++++ DATA PROVIDED ++++
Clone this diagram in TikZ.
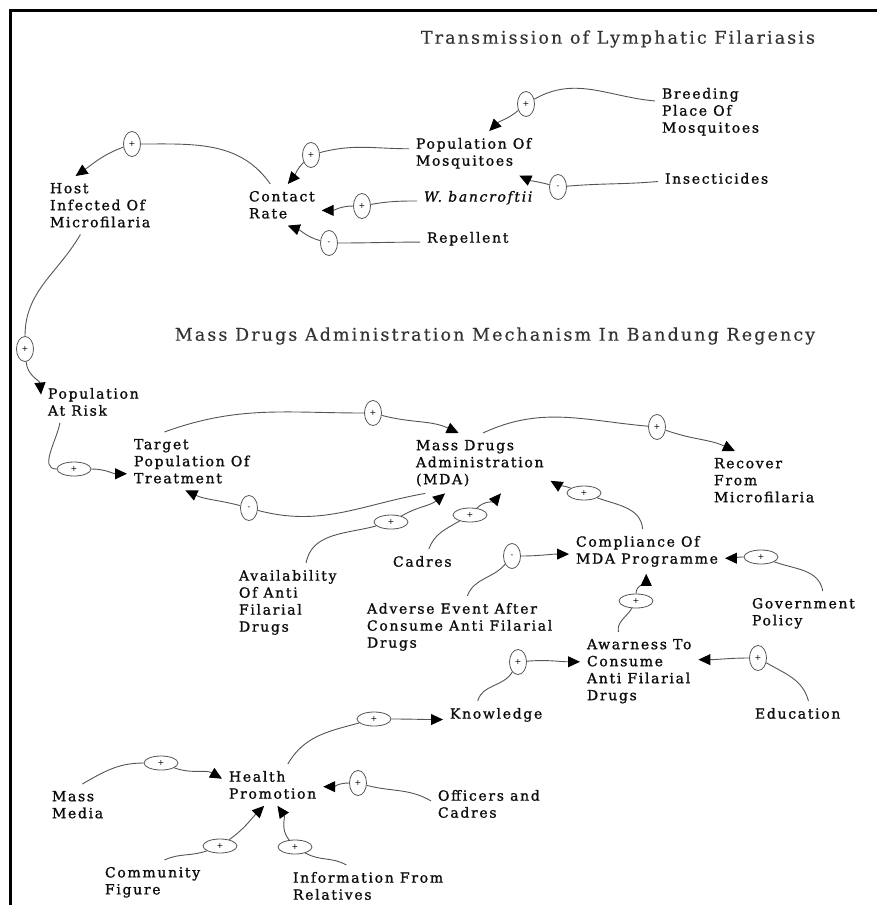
\documentclass[tikz,border=0pt]{standalone}
\usepackage{fontspec}
\setmainfont{DejaVu Serif}[LetterSpace=12]
\newfontfamily\varfont{DejaVu Serif}[LetterSpace=12, FakeBold=1.2]
\newfontfamily\ttlfont{DejaVu Serif}[LetterSpace=12, FakeBold=0.4]
\usetikzlibrary{arrows.meta,shapes.geometric}
\definecolor{linec}{gray}{0.33}
\definecolor{txt}{gray}{0.05}
\definecolor{ttl}{gray}{0.2}

\begin{document}
\begin{tikzpicture}[x = 1pt, y = 1pt,
  var/.style = {font = \varfont\fontsize{14}{17}\selectfont, align = left, anchor = north west, yshift = 3pt, inner sep = 2pt, outer sep = 5pt, text = txt},
  title/.style = {font = \ttlfont\fontsize{17.5}{20}\selectfont, text = ttl},
  sign/.style = {ellipse, draw = linec, line width = 0.8pt, inner sep = 0pt, font = \fontsize{8}{8}\selectfont},
  signv/.style = {sign, minimum width = 17pt, minimum height = 25pt},
  signh/.style = {sign, minimum width = 34pt, minimum height = 14pt},
  link/.style = {draw = linec, line width = 0.9pt},
  >={Triangle[length = 12pt, width = 11pt, color = black]}]
\useasboundingbox (0,0) rectangle (877,-905);
\draw[line width = 3pt] (10,-905) -- (10,-10) -- (877,-10);

% titles
\node[title] (t1) at (618,-39) {Transmission of Lymphatic Filariasis};
\node[title] (t2) at (495,-336) {Mass Drugs Administration Mechanism In Bandung Regency};

% transmission
\node[var] (breed) at (655,-84) {Breeding\\Place Of\\Mosquitoes};
\node[var] (popm) at (409,-134) {Population Of\\Mosquitoes};
\node[var] (ins) at (658,-169) {Insecticides};
\node[var] (host) at (43,-179) {Host\\Infected Of\\Microfilaria};
\node[var] (contact) at (242,-187) {Contact\\Rate};
\node[var] (wb) at (417,-187) {\itshape W. bancroftii};
\node[var] (rep) at (420,-228) {Repellent};

% mda mechanism
\node[var] (par) at (41,-384) {Population\\At Risk};
\node[var] (tgt) at (127,-435) {Target\\Population Of\\Treatment};
\node[var] (mda) at (409,-436) {Mass Drugs\\Administration\\(MDA)};
\node[var] (rec) at (707,-454) {Recover\\From\\Microfilaria};
\node[var] (ava) at (232,-566) {Availability\\Of Anti\\Filarial\\Drugs};
\node[var] (cad) at (386,-552) {Cadres};
\node[var] (comp) at (569,-532) {Compliance Of\\MDA Programme};
\node[var] (adv) at (360,-599) {Adverse Event After\\Consume Anti Filarial\\Drugs};
\node[var] (gov) at (745,-594) {Government\\Policy};
\node[var] (awa) at (580,-635) {Awarness To\\Consume\\Anti Filarial\\Drugs};
\node[var] (know) at (443,-704) {Knowledge};
\node[var] (edu) at (748,-704) {Education};
\node[var] (health) at (222,-767) {Health\\Promotion};
\node[var] (mm) at (45,-787) {Mass\\Media};
\node[var] (off) at (431,-786) {Officers and\\Cadres};
\node[var] (com) at (98,-863) {Community\\Figure};
\node[var] (inf) at (286,-868) {Information From\\Relatives};

% polarity signs
\node[signv] (s1) at (526,-104) {+};
\node[signv] (s2) at (558,-187) {-};
\node[signv] (s3) at (311,-155) {+};
\node[signv] (s4) at (362,-206) {+};
\node[signv] (s5) at (329,-243) {-};
\node[signv] (s6) at (132,-144) {+};
\node[signv] (s7) at (25,-349) {+};
\node[signh] (s8) at (74,-469) {+};
\node[signv] (s9) at (373,-413) {+};
\node[signv] (s10) at (249,-508) {-};
\node[signv] (s11) at (657,-427) {+};
\node[signh] (s12) at (391,-522) {+};
\node[signh] (s13) at (470,-515) {+};
\node[signh] (s14) at (584,-493) {+};
\node[signv] (s15) at (512,-556) {-};
\node[signh] (s16) at (761,-557) {+};
\node[signh] (s17) at (636,-601) {+};
\node[signv] (s18) at (518,-662) {+};
\node[signv] (s19) at (758,-658) {+};
\node[signh] (s20) at (374,-719) {+};
\node[signh] (s21) at (161,-763) {+};
\node[signv] (s22) at (358,-783) {+};
\node[signh] (s23) at (220,-846) {+};
\node[signh] (s24) at (295,-847) {+};

% links
\draw[link] (breed.169) to[out = 175, in = 30] (s1);
\draw[link, ->] (s1) to[out = 220, in = 45] (popm.55);
\draw[link] (ins.183) to[out = 185, in = 5] (s2);
\draw[link, ->] (s2) to[out = 165, in = -25] (popm.334);
\draw[link] (popm.176) to[out = 180, in = 15] (s3);
\draw[link, ->] (s3) to[out = 225, in = 50] (contact.74);
\draw[link] (wb.183) to[out = 180, in = 10] (s4);
\draw[link, ->] (s4) to[out = 180, in = 0] (contact.352);
\draw[link] (rep.184) to[out = 180, in = 0] (s5);
\draw[link, ->] (s5) to[out = 165, in = -20] (contact.286);
\draw[link] (contact.119) to[out = 125, in = 0] (s6);
\draw[link, ->] (s6) to[out = 200, in = 35] (host.130);
\draw[link] (host.236) to[out = 240, in = 90] (s7);
\draw[link, ->] (s7) to[out = -85, in = 95] (par.172);

\draw[link] (par.212) to[out = 260, in = 180] (s8);
\draw[link, ->] (s8) to[out = 0, in = 180] (tgt.191);
\draw[link] (tgt.133) to[out = 20, in = 180] (s9);
\draw[link, ->] (s9) to[out = -15, in = 155] (mda.125);
\draw[link] (mda.209) to[out = 190, in = -15] (s10);
\draw[link, ->] (s10) to[out = 165, in = -25] (tgt.258);
\draw[link] (mda.84) to[out = 25, in = 175] (s11);
\draw[link, ->] (s11) to[out = -20, in = 155] (rec.135);
\draw[link] (ava.65) to[out = 80, in = 195] (s12);
\draw[link, ->] (s12) to[out = 30, in = 220] (mda.221);
\draw[link] (cad.62) to[out = 70, in = 210] (s13);
\draw[link, ->] (s13) to[out = 45, in = 230] (mda.305);
\draw[link] (comp.101) to[out = 95, in = -20] (s14);
\draw[link, ->] (s14) to[out = 160, in = -30] (mda.346);
\draw[link] (adv.76) to[out = 70, in = 230] (s15);
\draw[link, ->] (s15) to[out = 0, in = 180] (comp.182);
\draw[link] (gov.49) to[out = 100, in = -20] (s16);
\draw[link, ->] (s16) to[out = 180, in = 0] (comp.355);
\draw[link] (awa.118) to[out = 100, in = 240] (s17);
\draw[link, ->] (s17) to[out = 90, in = -90] (comp.268);
\draw[link] (know.143) to[out = 75, in = 240] (s18);
\draw[link, ->] (s18) to[out = 5, in = 180] (awa.171);
\draw[link] (edu.49) to[out = 105, in = -30] (s19);
\draw[link, ->] (s19) to[out = 180, in = 0] (awa.11);
\draw[link] (health.54) to[out = 60, in = 195] (s20);
\draw[link, ->] (s20) to[out = 0, in = 180] (know.185);
\draw[link] (mm.77) to[out = 30, in = 180] (s21);
\draw[link, ->] (s21) to[out = -20, in = 150] (health.173);
\draw[link] (off.177) to[out = 150, in = -15] (s22);
\draw[link, ->] (s22) to[out = 180, in = 0] (health.358);
\draw[link] (com.62) to[out = 25, in = 200] (s23);
\draw[link, ->] (s23) to[out = 35, in = 225] (health.248);
\draw[link] (inf.136) to[out = 150, in = -30] (s24);
\draw[link, ->] (s24) to[out = 130, in = -55] (health.283);
\end{tikzpicture}
\end{document}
++++
THE PROBLEM:
Return to the listing above and set it down exactly, leaving out its pictures.

RESPONSE BELOW:
Clone this diagram in TikZ.
\documentclass[tikz,border=0pt]{standalone}
\usepackage{fontspec}
\setmainfont{DejaVu Serif}[LetterSpace=12]
\newfontfamily\varfont{DejaVu Serif}[LetterSpace=12, FakeBold=1.2]
\newfontfamily\ttlfont{DejaVu Serif}[LetterSpace=12, FakeBold=0.4]
\usetikzlibrary{arrows.meta,shapes.geometric}
\definecolor{linec}{gray}{0.33}
\definecolor{txt}{gray}{0.05}
\definecolor{ttl}{gray}{0.2}

\begin{document}
\begin{tikzpicture}[x = 1pt, y = 1pt,
  var/.style = {font = \varfont\fontsize{14}{17}\selectfont, align = left, anchor = north west, yshift = 3pt, inner sep = 2pt, outer sep = 5pt, text = txt},
  title/.style = {font = \ttlfont\fontsize{17.5}{20}\selectfont, text = ttl},
  sign/.style = {ellipse, draw = linec, line width = 0.8pt, inner sep = 0pt, font = \fontsize{8}{8}\selectfont},
  signv/.style = {sign, minimum width = 17pt, minimum height = 25pt},
  signh/.style = {sign, minimum width = 34pt, minimum height = 14pt},
  link/.style = {draw = linec, line width = 0.9pt},
  >={Triangle[length = 12pt, width = 11pt, color = black]}]
\useasboundingbox (0,0) rectangle (877,-905);
\draw[line width = 3pt] (10,-905) -- (10,-10) -- (877,-10);

% titles
\node[title] (t1) at (618,-39) {Transmission of Lymphatic Filariasis};
\node[title] (t2) at (495,-336) {Mass Drugs Administration Mechanism In Bandung Regency};

% transmission
\node[var] (breed) at (655,-84) {Breeding\\Place Of\\Mosquitoes};
\node[var] (popm) at (409,-134) {Population Of\\Mosquitoes};
\node[var] (ins) at (658,-169) {Insecticides};
\node[var] (host) at (43,-179) {Host\\Infected Of\\Microfilaria};
\node[var] (contact) at (242,-187) {Contact\\Rate};
\node[var] (wb) at (417,-187) {\itshape W. bancroftii};
\node[var] (rep) at (420,-228) {Repellent};

% mda mechanism
\node[var] (par) at (41,-384) {Population\\At Risk};
\node[var] (tgt) at (127,-435) {Target\\Population Of\\Treatment};
\node[var] (mda) at (409,-436) {Mass Drugs\\Administration\\(MDA)};
\node[var] (rec) at (707,-454) {Recover\\From\\Microfilaria};
\node[var] (ava) at (232,-566) {Availability\\Of Anti\\Filarial\\Drugs};
\node[var] (cad) at (386,-552) {Cadres};
\node[var] (comp) at (569,-532) {Compliance Of\\MDA Programme};
\node[var] (adv) at (360,-599) {Adverse Event After\\Consume Anti Filarial\\Drugs};
\node[var] (gov) at (745,-594) {Government\\Policy};
\node[var] (awa) at (580,-635) {Awarness To\\Consume\\Anti Filarial\\Drugs};
\node[var] (know) at (443,-704) {Knowledge};
\node[var] (edu) at (748,-704) {Education};
\node[var] (health) at (222,-767) {Health\\Promotion};
\node[var] (mm) at (45,-787) {Mass\\Media};
\node[var] (off) at (431,-786) {Officers and\\Cadres};
\node[var] (com) at (98,-863) {Community\\Figure};
\node[var] (inf) at (286,-868) {Information From\\Relatives};

% polarity signs
\node[signv] (s1) at (526,-104) {+};
\node[signv] (s2) at (558,-187) {-};
\node[signv] (s3) at (311,-155) {+};
\node[signv] (s4) at (362,-206) {+};
\node[signv] (s5) at (329,-243) {-};
\node[signv] (s6) at (132,-144) {+};
\node[signv] (s7) at (25,-349) {+};
\node[signh] (s8) at (74,-469) {+};
\node[signv] (s9) at (373,-413) {+};
\node[signv] (s10) at (249,-508) {-};
\node[signv] (s11) at (657,-427) {+};
\node[signh] (s12) at (391,-522) {+};
\node[signh] (s13) at (470,-515) {+};
\node[signh] (s14) at (584,-493) {+};
\node[signv] (s15) at (512,-556) {-};
\node[signh] (s16) at (761,-557) {+};
\node[signh] (s17) at (636,-601) {+};
\node[signv] (s18) at (518,-662) {+};
\node[signv] (s19) at (758,-658) {+};
\node[signh] (s20) at (374,-719) {+};
\node[signh] (s21) at (161,-763) {+};
\node[signv] (s22) at (358,-783) {+};
\node[signh] (s23) at (220,-846) {+};
\node[signh] (s24) at (295,-847) {+};

% links
\draw[link] (breed.169) to[out = 175, in = 30] (s1);
\draw[link, ->] (s1) to[out = 220, in = 45] (popm.55);
\draw[link] (ins.183) to[out = 185, in = 5] (s2);
\draw[link, ->] (s2) to[out = 165, in = -25] (popm.334);
\draw[link] (popm.176) to[out = 180, in = 15] (s3);
\draw[link, ->] (s3) to[out = 225, in = 50] (contact.74);
\draw[link] (wb.183) to[out = 180, in = 10] (s4);
\draw[link, ->] (s4) to[out = 180, in = 0] (contact.352);
\draw[link] (rep.184) to[out = 180, in = 0] (s5);
\draw[link, ->] (s5) to[out = 165, in = -20] (contact.286);
\draw[link] (contact.119) to[out = 125, in = 0] (s6);
\draw[link, ->] (s6) to[out = 200, in = 35] (host.130);
\draw[link] (host.236) to[out = 240, in = 90] (s7);
\draw[link, ->] (s7) to[out = -85, in = 95] (par.172);

\draw[link] (par.212) to[out = 260, in = 180] (s8);
\draw[link, ->] (s8) to[out = 0, in = 180] (tgt.191);
\draw[link] (tgt.133) to[out = 20, in = 180] (s9);
\draw[link, ->] (s9) to[out = -15, in = 155] (mda.125);
\draw[link] (mda.209) to[out = 190, in = -15] (s10);
\draw[link, ->] (s10) to[out = 165, in = -25] (tgt.258);
\draw[link] (mda.84) to[out = 25, in = 175] (s11);
\draw[link, ->] (s11) to[out = -20, in = 155] (rec.135);
\draw[link] (ava.65) to[out = 80, in = 195] (s12);
\draw[link, ->] (s12) to[out = 30, in = 220] (mda.221);
\draw[link] (cad.62) to[out = 70, in = 210] (s13);
\draw[link, ->] (s13) to[out = 45, in = 230] (mda.305);
\draw[link] (comp.101) to[out = 95, in = -20] (s14);
\draw[link, ->] (s14) to[out = 160, in = -30] (mda.346);
\draw[link] (adv.76) to[out = 70, in = 230] (s15);
\draw[link, ->] (s15) to[out = 0, in = 180] (comp.182);
\draw[link] (gov.49) to[out = 100, in = -20] (s16);
\draw[link, ->] (s16) to[out = 180, in = 0] (comp.355);
\draw[link] (awa.118) to[out = 100, in = 240] (s17);
\draw[link, ->] (s17) to[out = 90, in = -90] (comp.268);
\draw[link] (know.143) to[out = 75, in = 240] (s18);
\draw[link, ->] (s18) to[out = 5, in = 180] (awa.171);
\draw[link] (edu.49) to[out = 105, in = -30] (s19);
\draw[link, ->] (s19) to[out = 180, in = 0] (awa.11);
\draw[link] (health.54) to[out = 60, in = 195] (s20);
\draw[link, ->] (s20) to[out = 0, in = 180] (know.185);
\draw[link] (mm.77) to[out = 30, in = 180] (s21);
\draw[link, ->] (s21) to[out = -20, in = 150] (health.173);
\draw[link] (off.177) to[out = 150, in = -15] (s22);
\draw[link, ->] (s22) to[out = 180, in = 0] (health.358);
\draw[link] (com.62) to[out = 25, in = 200] (s23);
\draw[link, ->] (s23) to[out = 35, in = 225] (health.248);
\draw[link] (inf.136) to[out = 150, in = -30] (s24);
\draw[link, ->] (s24) to[out = 130, in = -55] (health.283);
\end{tikzpicture}
\end{document}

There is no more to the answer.